What does flavour really mean?
Is it a taste on the tongue?
A snap in the hand?
A colour in the mind?
Over the last few posts, we’ve explored chocolate not just as a food, but as a feeling. A multisensory conversation between the maker and the eater. We’ve asked:
🎨 What does colour smell like?
✋ What does flavour feel like?
👂 What does chocolate sound like?
And in doing so, we’ve dipped our toes into the world of synaesthesia — where senses blend, and chocolate begins to speak a secret language.
But before we wrap up, let me share a little story that captures the heart of it all.
The Boy Who Saw Music
A friend once told me about her young son — a bright, curious lad with an extraordinary gift. He could “see” music.
Not metaphorically. Literally.
When he listened to orchestras, he didn’t just hear the violins, the trumpets, the timpani — he saw them.
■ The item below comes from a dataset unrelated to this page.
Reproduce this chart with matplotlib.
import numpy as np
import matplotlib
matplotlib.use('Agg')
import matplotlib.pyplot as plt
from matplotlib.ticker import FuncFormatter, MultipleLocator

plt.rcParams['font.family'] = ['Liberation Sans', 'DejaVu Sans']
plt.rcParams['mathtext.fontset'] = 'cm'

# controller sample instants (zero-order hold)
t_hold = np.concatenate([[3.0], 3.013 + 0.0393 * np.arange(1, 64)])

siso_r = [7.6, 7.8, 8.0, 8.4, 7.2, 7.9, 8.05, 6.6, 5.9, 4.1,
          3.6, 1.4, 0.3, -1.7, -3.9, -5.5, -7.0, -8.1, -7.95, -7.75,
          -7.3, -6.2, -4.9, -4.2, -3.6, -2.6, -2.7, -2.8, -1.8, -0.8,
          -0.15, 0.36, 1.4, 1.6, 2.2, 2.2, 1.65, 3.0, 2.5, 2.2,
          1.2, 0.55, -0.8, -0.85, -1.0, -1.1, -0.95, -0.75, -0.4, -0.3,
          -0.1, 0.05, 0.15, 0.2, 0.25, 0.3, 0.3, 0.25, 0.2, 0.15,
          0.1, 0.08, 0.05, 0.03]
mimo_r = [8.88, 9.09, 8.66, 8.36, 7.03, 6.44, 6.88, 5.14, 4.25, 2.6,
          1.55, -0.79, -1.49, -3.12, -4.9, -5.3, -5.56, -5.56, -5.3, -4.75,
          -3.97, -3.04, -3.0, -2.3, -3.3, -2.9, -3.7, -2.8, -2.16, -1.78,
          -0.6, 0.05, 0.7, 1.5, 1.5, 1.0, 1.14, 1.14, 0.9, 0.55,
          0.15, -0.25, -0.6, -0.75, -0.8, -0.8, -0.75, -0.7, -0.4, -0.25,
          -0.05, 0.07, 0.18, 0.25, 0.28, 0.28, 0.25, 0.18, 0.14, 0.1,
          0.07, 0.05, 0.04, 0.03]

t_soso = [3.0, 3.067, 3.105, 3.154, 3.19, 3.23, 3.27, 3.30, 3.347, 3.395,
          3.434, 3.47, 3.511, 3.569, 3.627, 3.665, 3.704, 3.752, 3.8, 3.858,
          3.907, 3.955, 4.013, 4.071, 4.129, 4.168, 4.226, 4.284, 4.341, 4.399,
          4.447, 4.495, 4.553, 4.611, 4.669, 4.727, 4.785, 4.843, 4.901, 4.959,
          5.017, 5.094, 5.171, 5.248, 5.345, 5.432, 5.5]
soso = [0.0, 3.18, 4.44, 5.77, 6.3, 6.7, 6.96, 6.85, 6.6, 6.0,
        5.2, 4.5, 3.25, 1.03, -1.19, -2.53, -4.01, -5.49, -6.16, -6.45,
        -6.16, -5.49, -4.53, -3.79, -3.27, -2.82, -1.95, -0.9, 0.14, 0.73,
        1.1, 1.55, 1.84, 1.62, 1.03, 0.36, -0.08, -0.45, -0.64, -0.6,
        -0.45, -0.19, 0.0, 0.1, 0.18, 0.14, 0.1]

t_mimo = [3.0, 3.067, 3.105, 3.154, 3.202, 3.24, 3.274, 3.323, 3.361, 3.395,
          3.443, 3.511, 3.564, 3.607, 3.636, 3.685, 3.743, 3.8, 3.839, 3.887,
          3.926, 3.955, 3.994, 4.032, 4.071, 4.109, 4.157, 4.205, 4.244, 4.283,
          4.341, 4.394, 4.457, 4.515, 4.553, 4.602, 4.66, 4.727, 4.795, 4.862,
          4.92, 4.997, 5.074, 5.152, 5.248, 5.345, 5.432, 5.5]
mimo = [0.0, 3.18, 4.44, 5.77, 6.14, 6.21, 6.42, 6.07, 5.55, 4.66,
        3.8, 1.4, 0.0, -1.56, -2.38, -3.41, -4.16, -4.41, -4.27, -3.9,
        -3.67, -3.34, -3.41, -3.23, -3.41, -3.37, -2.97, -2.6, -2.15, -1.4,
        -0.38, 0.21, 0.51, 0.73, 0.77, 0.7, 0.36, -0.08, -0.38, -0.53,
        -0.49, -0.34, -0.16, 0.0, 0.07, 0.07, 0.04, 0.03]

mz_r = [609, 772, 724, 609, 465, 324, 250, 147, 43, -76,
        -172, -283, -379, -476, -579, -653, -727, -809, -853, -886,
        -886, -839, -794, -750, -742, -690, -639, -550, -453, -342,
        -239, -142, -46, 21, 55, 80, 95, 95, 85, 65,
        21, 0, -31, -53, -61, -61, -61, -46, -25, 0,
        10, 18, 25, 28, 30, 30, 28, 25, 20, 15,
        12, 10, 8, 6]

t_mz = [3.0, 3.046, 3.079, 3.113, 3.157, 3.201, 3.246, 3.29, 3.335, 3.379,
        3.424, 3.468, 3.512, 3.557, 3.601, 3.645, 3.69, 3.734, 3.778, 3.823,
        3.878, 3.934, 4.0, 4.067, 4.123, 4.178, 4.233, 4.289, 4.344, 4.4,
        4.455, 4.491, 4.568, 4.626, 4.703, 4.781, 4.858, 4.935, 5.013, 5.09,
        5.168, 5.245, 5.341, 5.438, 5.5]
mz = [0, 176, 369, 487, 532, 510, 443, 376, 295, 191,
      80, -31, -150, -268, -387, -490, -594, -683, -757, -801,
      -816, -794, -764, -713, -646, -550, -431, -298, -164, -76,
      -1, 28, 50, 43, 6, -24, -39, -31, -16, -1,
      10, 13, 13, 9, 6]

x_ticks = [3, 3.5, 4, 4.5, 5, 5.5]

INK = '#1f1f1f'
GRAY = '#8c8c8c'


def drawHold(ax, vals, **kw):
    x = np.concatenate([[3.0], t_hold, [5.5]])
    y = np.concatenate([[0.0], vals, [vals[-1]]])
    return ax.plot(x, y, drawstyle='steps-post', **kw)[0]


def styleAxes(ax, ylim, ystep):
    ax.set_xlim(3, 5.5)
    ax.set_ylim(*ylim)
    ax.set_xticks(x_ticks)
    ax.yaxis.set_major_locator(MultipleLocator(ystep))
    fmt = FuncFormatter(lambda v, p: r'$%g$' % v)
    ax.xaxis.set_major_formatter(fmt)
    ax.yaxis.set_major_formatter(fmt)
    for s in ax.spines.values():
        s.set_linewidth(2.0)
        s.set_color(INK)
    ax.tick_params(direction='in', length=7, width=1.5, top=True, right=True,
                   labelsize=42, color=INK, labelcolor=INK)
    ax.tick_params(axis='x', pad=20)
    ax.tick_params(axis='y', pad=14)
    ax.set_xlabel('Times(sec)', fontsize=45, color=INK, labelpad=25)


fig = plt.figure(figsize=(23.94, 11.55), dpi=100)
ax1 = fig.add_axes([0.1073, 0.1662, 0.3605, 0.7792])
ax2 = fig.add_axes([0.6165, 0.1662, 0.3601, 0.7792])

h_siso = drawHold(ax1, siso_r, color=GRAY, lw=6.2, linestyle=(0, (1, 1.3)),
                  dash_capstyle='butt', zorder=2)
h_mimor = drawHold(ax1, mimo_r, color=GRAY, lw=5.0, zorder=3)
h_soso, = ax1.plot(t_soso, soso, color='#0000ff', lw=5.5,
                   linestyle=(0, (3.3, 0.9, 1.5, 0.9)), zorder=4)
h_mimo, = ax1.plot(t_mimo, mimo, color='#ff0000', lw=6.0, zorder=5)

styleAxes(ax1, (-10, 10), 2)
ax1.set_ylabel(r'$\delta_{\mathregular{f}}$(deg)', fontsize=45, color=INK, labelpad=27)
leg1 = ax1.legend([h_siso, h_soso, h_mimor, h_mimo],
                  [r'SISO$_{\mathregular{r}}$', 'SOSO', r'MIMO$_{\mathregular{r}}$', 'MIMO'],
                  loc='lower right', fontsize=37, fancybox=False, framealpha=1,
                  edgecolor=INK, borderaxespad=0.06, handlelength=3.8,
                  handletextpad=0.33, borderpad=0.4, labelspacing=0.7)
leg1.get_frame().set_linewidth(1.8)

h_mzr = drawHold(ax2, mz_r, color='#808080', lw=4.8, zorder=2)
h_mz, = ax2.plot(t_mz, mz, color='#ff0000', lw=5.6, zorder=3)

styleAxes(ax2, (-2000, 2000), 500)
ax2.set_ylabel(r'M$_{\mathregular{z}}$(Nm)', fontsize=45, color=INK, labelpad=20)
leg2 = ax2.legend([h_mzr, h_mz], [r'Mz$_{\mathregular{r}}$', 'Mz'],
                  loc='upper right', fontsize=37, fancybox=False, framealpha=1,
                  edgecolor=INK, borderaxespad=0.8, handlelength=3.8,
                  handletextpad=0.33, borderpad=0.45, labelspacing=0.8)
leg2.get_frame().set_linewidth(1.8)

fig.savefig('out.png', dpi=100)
Rainbows of colour would burst from each instrument, painting the air around him in arcs and swirls of light.
For him, music was a firework show of hues, cascading with every note.
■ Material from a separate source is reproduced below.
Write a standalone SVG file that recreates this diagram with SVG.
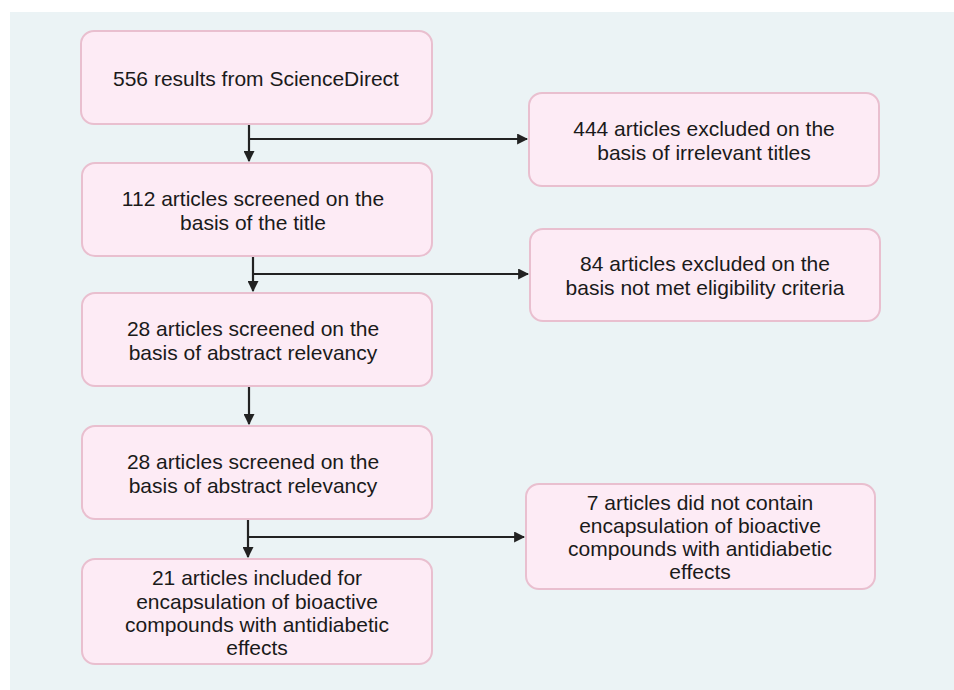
<svg xmlns="http://www.w3.org/2000/svg" width="954" height="690" viewBox="0 0 954 690">
<style>
.box{fill:#fdebf5;stroke:#e9bfcf;stroke-width:2}
.t{font-family:"Liberation Sans",Arial,sans-serif;font-size:21px;fill:#1a1a1a;text-anchor:middle}
.c{stroke:#222;stroke-width:2.2;fill:none}
</style>
<defs>
<marker id="ah" viewBox="0 0 10 10" refX="9" refY="5" markerWidth="5" markerHeight="5" orient="auto" markerUnits="strokeWidth">
<path d="M0,0 L10,5 L0,10 z" fill="#222"/>
</marker>
</defs>
<rect x="0" y="0" width="954" height="690" fill="#ffffff"/>
<rect x="10" y="12" width="944" height="678" fill="#ebf3f5"/>
<g id="connectors">
<path class="c" d="M249,125 V161" marker-end="url(#ah)"/>
<path class="c" d="M249,139 H527" marker-end="url(#ah)"/>
<path class="c" d="M253,257 V291" marker-end="url(#ah)"/>
<path class="c" d="M253,274 H528" marker-end="url(#ah)"/>
<path class="c" d="M249,387 V424" marker-end="url(#ah)"/>
<path class="c" d="M248,520 V557" marker-end="url(#ah)"/>
<path class="c" d="M248,537 H524" marker-end="url(#ah)"/>
</g>
<g id="n1"><rect class="box" x="81" y="31" width="351" height="93" rx="13"/><text class="t" x="256" y="86">556 results from ScienceDirect</text></g>
<g id="n2"><rect class="box" x="82" y="163" width="350" height="93" rx="13"/><text class="t" x="253" y="206">112 articles screened on the</text><text class="t" x="253" y="230">basis of the title</text></g>
<g id="n3"><rect class="box" x="82" y="293" width="350" height="93" rx="13"/><text class="t" x="253" y="336">28 articles screened on the</text><text class="t" x="253" y="360">basis of abstract relevancy</text></g>
<g id="n4"><rect class="box" x="82" y="426" width="350" height="93" rx="13"/><text class="t" x="253" y="469">28 articles screened on the</text><text class="t" x="253" y="493">basis of abstract relevancy</text></g>
<g id="n5"><rect class="box" x="82" y="559" width="350" height="105" rx="13"/><text class="t" x="257" y="585">21 articles included for</text><text class="t" x="257" y="609">encapsulation of bioactive</text><text class="t" x="257" y="632">compounds with antidiabetic</text><text class="t" x="257" y="655">effects</text></g>
<g id="e1"><rect class="box" x="529" y="93" width="350" height="93" rx="13"/><text class="t" x="704" y="136">444 articles excluded on the</text><text class="t" x="704" y="160">basis of irrelevant titles</text></g>
<g id="e2"><rect class="box" x="530" y="229" width="350" height="92" rx="13"/><text class="t" x="705" y="271">84 articles excluded on the</text><text class="t" x="705" y="295">basis not met eligibility criteria</text></g>
<g id="e3"><rect class="box" x="526" y="484" width="349" height="105" rx="13"/><text class="t" x="700" y="510">7 articles did not contain</text><text class="t" x="700" y="533">encapsulation of bioactive</text><text class="t" x="700" y="556">compounds with antidiabetic</text><text class="t" x="700" y="579">effects</text></g>
</svg>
He was experiencing chromesthesia — a type of synaesthesia where sound triggers vivid colour.
To him, a cello might be deep indigo, a clarinet pale green, a trumpet golden orange. He didn’t need a light show — the music was the light show.
That story has stayed with me ever since.
Because what if more of us could listen, taste, and feel like that?
What if chocolate — or spice, or a freshly cut mango — wasn’t just “sweet” or “bitter”, but velvet blue with a shimmer of brass, like a horn section drifting over a ganache?
Chocolate: The Language of the Senses
For me, chocolate has always been a storyteller. It speaks in:
The crisp snap of a well-tempered bar
The velvet hush of cocoa powder on a truffle
The amber glow of Cridling honey melting into ganache
The gentle give of a bonbon between finger and thumb
The colour memories of your first ever chocolate treat
It’s a language beyond words — a symphony composed for skin, nose, eyes, ears and heart.
And the more we tune in, the more we realise: flavour isn’t passive. It’s a living, breathing, full-body experience.
Rémy’s Fireworks
There’s a moment in Ratatouille, the Pixar film that chefs and dreamers alike treasure, where Rémy — the passionate little rat — takes a bite of cheese, then strawberry.
He closes his eyes.
And suddenly — fireworks.
Swirls of colour. Bursts of sound. Lights. Movement.
The flavour becomes a performance — one he sees, hears, feels.
That, dear reader, is synaesthesia.
That’s what happens when we truly pay attention.
A Final Taste – or Just the Beginning?
This may be the last blog in this series — but truly, it’s just a beginning.
If there’s one thing I hope you take away, it’s this:
Don’t just taste. Savour.
Listen for the snap. Notice the shimmer. Smell the shade. Feel the melt.
Let chocolate speak in whatever language it chooses.
And if, like my friend’s son or that small animated chef in a Paris kitchen, you ever find yourself tasting in chords or seeing your food sing?
You’re not imagining it.
You’re simply listening properly.
Chef’s Note:
Thank you for following this flavour journey with me. Whether you’re a chef, a student, or simply someone who loves a good square of dark with your cuppa, I hope this series helped you feel chocolate in a whole new way.
Let’s keep tasting with joy.
Cooking with curiosity.
And dreaming — always — with all five senses turned on.